My only call to Vesper for our otherwise solid XB-8000 unit was to get the pin assignment order. The tech took a picture of a connector end and manually labelled it in (probably) MS Paint and sent me a JPG, allowing me to fix the problem from then until now. I was impressed.

Bill Attwood

Hi Marc
I am also a fan of Vesper – and indeed of any NZ sailing product. I have Kiwi-slides and Kiwi-grip on my boat. ?

John Harries

Hi Bill,

Absolutely the right place, and a great idea to give credit where credit is due.

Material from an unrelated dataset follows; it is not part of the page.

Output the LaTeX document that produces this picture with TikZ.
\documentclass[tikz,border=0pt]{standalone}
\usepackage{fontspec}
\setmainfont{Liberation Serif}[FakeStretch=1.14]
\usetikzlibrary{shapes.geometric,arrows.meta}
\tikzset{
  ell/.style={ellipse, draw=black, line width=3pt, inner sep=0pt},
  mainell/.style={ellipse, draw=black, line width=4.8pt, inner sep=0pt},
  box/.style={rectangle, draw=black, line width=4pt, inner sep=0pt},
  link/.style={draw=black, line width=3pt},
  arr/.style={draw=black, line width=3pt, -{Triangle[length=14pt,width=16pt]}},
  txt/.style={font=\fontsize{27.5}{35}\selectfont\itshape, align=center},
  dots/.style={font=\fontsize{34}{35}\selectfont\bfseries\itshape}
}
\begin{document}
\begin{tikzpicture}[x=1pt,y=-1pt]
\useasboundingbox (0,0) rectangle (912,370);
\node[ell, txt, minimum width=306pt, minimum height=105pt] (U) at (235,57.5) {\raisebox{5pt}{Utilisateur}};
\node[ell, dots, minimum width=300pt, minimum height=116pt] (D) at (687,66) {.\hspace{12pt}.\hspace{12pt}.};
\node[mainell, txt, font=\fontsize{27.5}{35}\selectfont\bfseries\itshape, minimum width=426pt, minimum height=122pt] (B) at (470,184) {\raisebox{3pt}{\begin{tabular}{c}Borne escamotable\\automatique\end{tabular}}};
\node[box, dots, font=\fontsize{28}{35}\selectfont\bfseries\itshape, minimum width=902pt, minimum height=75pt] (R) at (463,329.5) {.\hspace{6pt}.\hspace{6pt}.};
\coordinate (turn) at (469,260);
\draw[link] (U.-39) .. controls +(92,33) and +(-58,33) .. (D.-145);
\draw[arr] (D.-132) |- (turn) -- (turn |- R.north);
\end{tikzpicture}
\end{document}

Thanks.

Rolf Niebel

Hi Colin, hi John,
I want to install an AIS transponder (I have a receiver but want to switch to a transponder).
My question is about positioning the antenna.
Em-Trac and other manufacturer say the antenna should be installed minimum of 3,5 metres above deck to be safe from HF radiation.
The Radar-pole on the aft-deck which I could also use as an antenna-base is only 2,4m.
Should I use a spiltter and share the VHF-antenna with my VHF-radio?
Best regards.

Marc Dacey

I will mention our experience here. We have a SH GX-2200 VHF as a helm radio and it comes with AIS reception and we get that data via the mast top antenna. Our AIS transponder is the Vesper XB-8000 and it has its own whip on our first port spreader, well above the deck but below our Furuno radome. We have found that height adequate to both receive and transmit AIS data and, on a practical level, easier to reach from deck than the mast top.

We use the Vesper data to feed into the B&G helm plotter and therefore have redundancy in terms of seeing AIS targets. This was most helpful coming down the St. Lawrence last summer and certainly was helpful in fog in the Maritimes as the number of “working vessels” increased (save for the lobster boats that do not like to tell other fishers where they are doing well, evidently.

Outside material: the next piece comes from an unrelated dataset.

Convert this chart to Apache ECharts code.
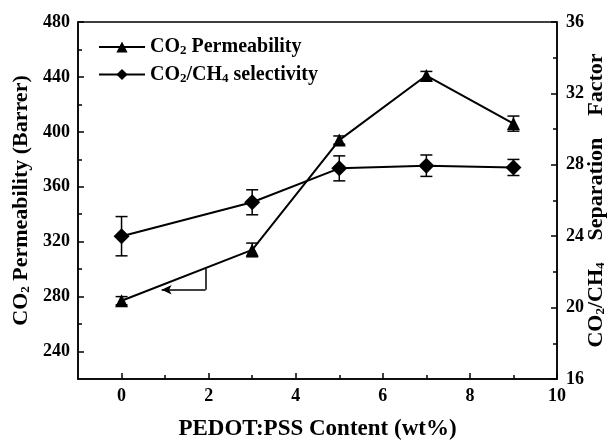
<!DOCTYPE html>
<html>
<head>
<meta charset="utf-8">
<script src="https://cdn.jsdelivr.net/npm/echarts@6/dist/echarts.min.js"></script>
<style>
  html, body { margin: 0; padding: 0; background: #fff; }
  #main { width: 613px; height: 442px; }
</style>
</head>
<body>
<div id="main"></div>
<script>
// PEDOT:PSS content (wt%)
const xValues = [0, 3, 5, 7, 9]
// CO2 permeability (Barrer) and its error
const permeability = [277, 314, 394, 441, 406]
const permErr = [3, 5, 3, 3, 5.5]
// CO2/CH4 selectivity and its error
const selectivity = [24.0, 25.9, 27.8, 27.95, 27.85]
const selErr = [1.1, 0.7, 0.7, 0.6, 0.45]

// tick positions
const xTicks = [0, 2, 4, 6, 8, 10]
const xMinorTicks = [1, 3, 5, 7, 9]
const leftTicks = [240, 280, 320, 360, 400, 440, 480]
const leftMinorTicks = [260, 300, 340, 380, 420, 460]
const rightTicks = [16, 20, 24, 28, 32, 36]
const rightMinorTicks = [18, 22, 26, 30, 34]

// annotation arrow pointing to the left axis
const arrowPath = [[1.93, 300.5], [1.93, 285], [0.92, 285]]

const FONT = '"Liberation Serif", "Times New Roman", serif'
const sub = { fontSize: 13, fontWeight: 'bold', fontFamily: FONT, verticalAlign: 'bottom', padding: [8, 0, 0, 0] }

var myChart = echarts.init(document.getElementById('main'))

function errorBars () {
  return function (params, api) {
    const x = api.value(0)
    const y = api.value(1)
    const e = api.value(2)
    const top = api.coord([x, y + e])
    const bot = api.coord([x, y - e])
    const w = 6
    const style = { stroke: '#000', lineWidth: 1.5 }
    return {
      type: 'group',
      children: [
        { type: 'line', shape: { x1: top[0], y1: top[1], x2: bot[0], y2: bot[1] }, style: style },
        { type: 'line', shape: { x1: top[0] - w, y1: top[1], x2: top[0] + w, y2: top[1] }, style: style },
        { type: 'line', shape: { x1: bot[0] - w, y1: bot[1], x2: bot[0] + w, y2: bot[1] }, style: style }
      ]
    }
  }
}

const tickLabel = { color: '#000', fontFamily: FONT, fontWeight: 'bold', fontSize: 18 }
const axisLine = { show: true, onZero: false, lineStyle: { color: '#000', width: 1.5 } }
const noLine = { show: false, onZero: false }
const tickStyle = { color: '#000', width: 1.5 }

const option = {
  animation: false,
  grid: { left: 78, right: 56, top: 22, bottom: 63, show: true, borderColor: '#000', borderWidth: 1.5, outerBoundsMode: 'none', containLabel: false },
  legend: {
    orient: 'vertical',
    left: 93,
    top: 32,
    itemWidth: 46,
    itemHeight: 14,
    itemGap: 7,
    data: ['perm', 'sel'],
    formatter: function (name) {
      return name === 'perm' ? 'CO{s|2} Permeability' : 'CO{s|2}/CH{s|4} selectivity'
    },
    textStyle: {
      color: '#000', fontFamily: FONT, fontWeight: 'bold', fontSize: 20,
      rich: { s: sub }
    }
  },
  xAxis: [
    {
      type: 'value', min: -1, max: 10,
      name: 'PEDOT:PSS Content (wt%)',
      nameLocation: 'middle', nameGap: 39,
      nameTextStyle: { color: '#000', fontFamily: FONT, fontWeight: 'bold', fontSize: 23 },
      axisLine: axisLine,
      splitLine: { show: false },
      axisTick: { show: true, inside: true, length: 6, customValues: xTicks, lineStyle: tickStyle },
      axisLabel: Object.assign({ customValues: xTicks, margin: 8 }, tickLabel)
    },
    {
      type: 'value', min: -1, max: 10, position: 'bottom',
      axisLine: noLine,
      splitLine: { show: false },
      axisTick: { show: true, inside: true, length: 4, customValues: xMinorTicks, lineStyle: tickStyle },
      axisLabel: { show: false }
    }
  ],
  yAxis: [
    {
      type: 'value', min: 220, max: 480, position: 'left',
      name: 'CO{s|2} Permeability (Barrer)',
      nameLocation: 'middle', nameGap: 46, nameRotate: 90,
      nameTextStyle: { color: '#000', fontFamily: FONT, fontWeight: 'bold', fontSize: 22, rich: { s: sub } },
      axisLine: axisLine,
      splitLine: { show: false },
      axisTick: { show: true, inside: true, length: 6, customValues: leftTicks, lineStyle: tickStyle },
      axisLabel: Object.assign({ customValues: leftTicks, margin: 8 }, tickLabel)
    },
    {
      type: 'value', min: 16, max: 36, position: 'right',
      name: 'CO{s|2}/CH{s|4}    Separation    Factor',
      nameLocation: 'middle', nameGap: 28, nameRotate: 90, nameMoveOverlap: false,
      nameTextStyle: { color: '#000', fontFamily: FONT, fontWeight: 'bold', fontSize: 22, rich: { s: sub } },
      axisLine: axisLine,
      splitLine: { show: false },
      axisTick: { show: true, inside: true, length: 6, customValues: rightTicks, lineStyle: tickStyle },
      axisLabel: Object.assign({ customValues: rightTicks, margin: 9 }, tickLabel)
    },
    {
      type: 'value', min: 220, max: 480, position: 'left',
      axisLine: noLine, splitLine: { show: false }, axisLabel: { show: false },
      axisTick: { show: true, inside: true, length: 4, customValues: leftMinorTicks, lineStyle: tickStyle }
    },
    {
      type: 'value', min: 16, max: 36, position: 'right',
      axisLine: noLine, splitLine: { show: false }, axisLabel: { show: false },
      axisTick: { show: true, inside: true, length: 4, customValues: rightMinorTicks, lineStyle: tickStyle }
    }
  ],
  series: [
    {
      type: 'custom', yAxisIndex: 0, silent: true,
      renderItem: errorBars(),
      data: xValues.map((x, i) => [x, permeability[i], permErr[i]])
    },
    {
      type: 'custom', yAxisIndex: 1, silent: true,
      renderItem: errorBars(),
      data: xValues.map((x, i) => [x, selectivity[i], selErr[i]])
    },
    {
      name: 'perm', type: 'line', yAxisIndex: 0,
      symbol: 'triangle', symbolSize: 13,
      itemStyle: { color: '#000' },
      lineStyle: { color: '#000', width: 2 },
      data: xValues.map((x, i) => [x, permeability[i]]),
      markLine: {
        silent: true,
        symbol: ['none', 'arrow'],
        symbolSize: [7, 10],
        label: { show: false },
        lineStyle: { color: '#000', width: 1.5, type: 'solid' },
        data: [
          [{ coord: arrowPath[0], symbol: 'none' }, { coord: arrowPath[1], symbol: 'none' }],
          [{ coord: arrowPath[1], symbol: 'none' }, { coord: arrowPath[2] }]
        ]
      }
    },
    {
      name: 'sel', type: 'line', yAxisIndex: 1,
      symbol: 'diamond', symbolSize: 16,
      itemStyle: { color: '#000' },
      lineStyle: { color: '#000', width: 2 },
      data: xValues.map((x, i) => [x, selectivity[i]])
    }
  ]
}

myChart.setOption(option)
</script>
</body>
</html>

We also presented an AIS target to the Canadian Coast Guard, which was equally helpful. We could be “seen” at least 12 NM ahead by sailboats our size and farther by larger ships. AIS also complemented our RADAR and we were never really surprised by overtaking ships making twice or more our night time passage speed. While we own a powered splitter, I would likely use it strictly for the VHF and a rail-mounted whip rather than for both AIS and VHF together on one antenna, which might compromise two means of communication at once if the antenna was damaged or otherwise out of action. Hope this helps.

John Harries

Hi Rolf,

I don’t think the hight recommendation is anything to do with RF safety, but rather to get a high enough height of eye to have decent range.

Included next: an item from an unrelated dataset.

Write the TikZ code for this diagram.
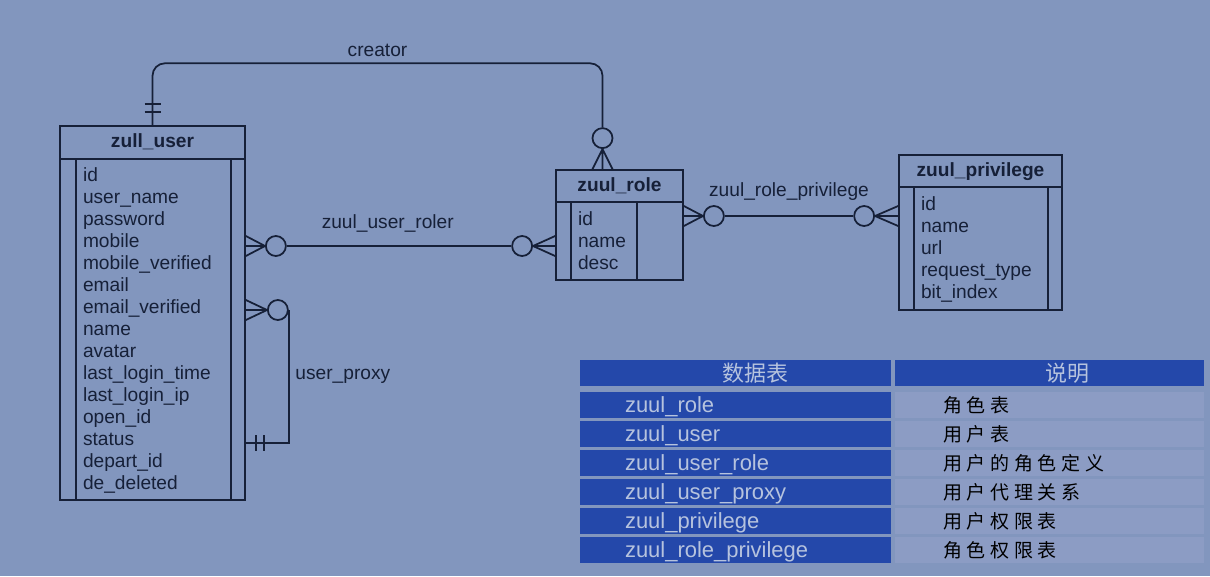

Anyway, we started off with a splitter but found that we got an annoying click on the VHF every time the AIS transmitted, so we went over to an antenna on the radar stand. Ours is about 4 meters above the water. That works fine, although the range we see ships on AIS is much reduced, but still a quite acceptable 10-15 miles. I’m guessing the click might have been a problem with the splitter, rather than intrinsic to the technology, but even so we like the radar stand option because it’s simpler, and also gives us a spare VHF antenna in case of dismasting.

Paul Kanev

Do you consider the increased AIS range from a 12 watt class A transponder worth the added costs over a 5 watt class B system? Many thanks
Paul Kanev

John Harries

Hi Paul,

I haven’t looked at that, but I don’t think I would pay a bunch of money to get extra transmit range. Ships seem to see our class B at a minimum of five miles or so, and that’s more than adequate.